How Much Real Estate Should Be in a Diversified Portfolio?
The right answer depends on liquidity needs, risk tolerance, tax situation, debt capacity, and how much of your net worth is already tied to local property markets. A practical framework is:
0-20%
Limited Exposure
Real estate plays a supporting role while liquidity and public-market diversification remain dominant.
20-40%
Balanced Allocation
Real estate becomes a meaningful source of income, tax efficiency, and leverage without taking over the entire portfolio.
40%+
Dominant Exposure
Real estate drives household risk. Liquidity, debt, tenant exposure, and geographic concentration need much more active management.
Where Do Real Estate Portfolios Go Wrong?
The first mistake is owning too much real estate, which can create illiquidity and overconcentration. The second is owning real estate without using it strategically.
Many investors miss tax optimization opportunities, borrowing strategies, and the need to integrate properties with the rest of the household balance sheet.
What Is a More Integrated Approach?
Real estate works best when coordinated with the rest of the portfolio.
Investment Portfolio
Provides liquidity, diversification, and market exposure that can balance the slower-moving nature of real estate.
Real Estate
Adds income, tax efficiency, leverage, borrowing flexibility, and long-term wealth transfer potential.
Cash Strategy
Keeps reserves available for vacancies, repairs, taxes, refinancing windows, and new opportunities.
Bottom Line
Real estate is powerful not just because of returns, but because of how it works, especially in California.

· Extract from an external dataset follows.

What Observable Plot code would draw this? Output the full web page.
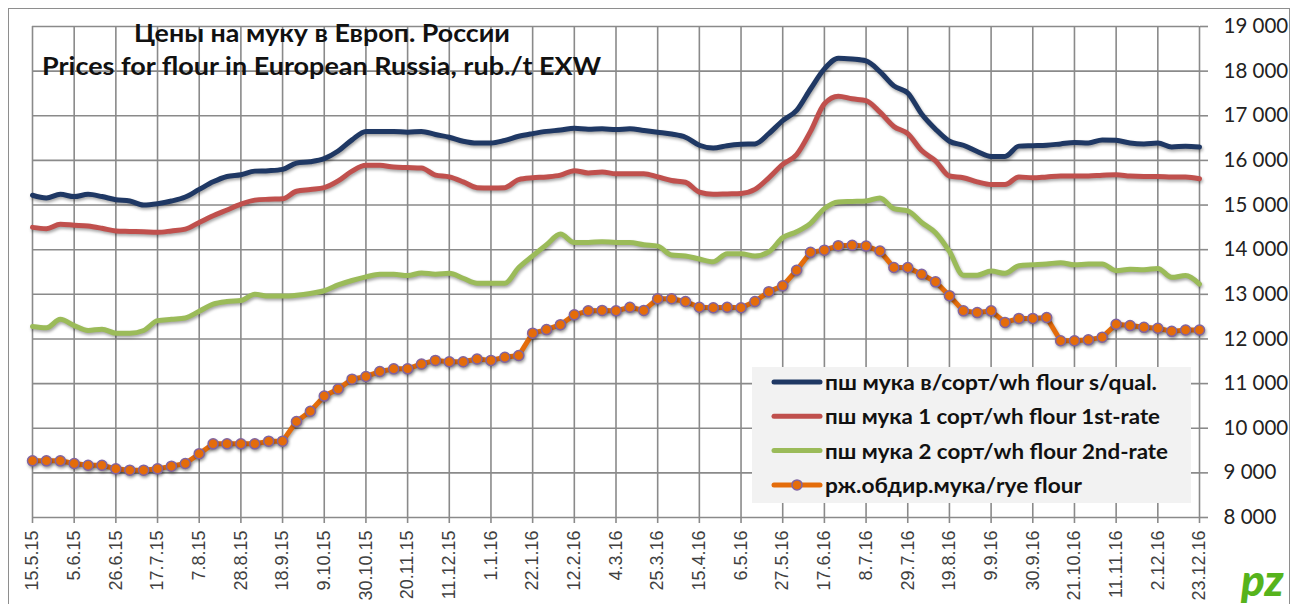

- Control large assets with limited capital.
- Defer taxes through strategies like 1031 exchanges.
- Stabilize property taxes through Prop 13.
- Potentially offset high-income years with accelerated depreciation.
- Borrow against equity without selling.
- Transfer wealth efficiently across generations.
The goal is not to maximize real estate exposure. The goal is to use real estate intentionally within a diversified, tax-aware portfolio.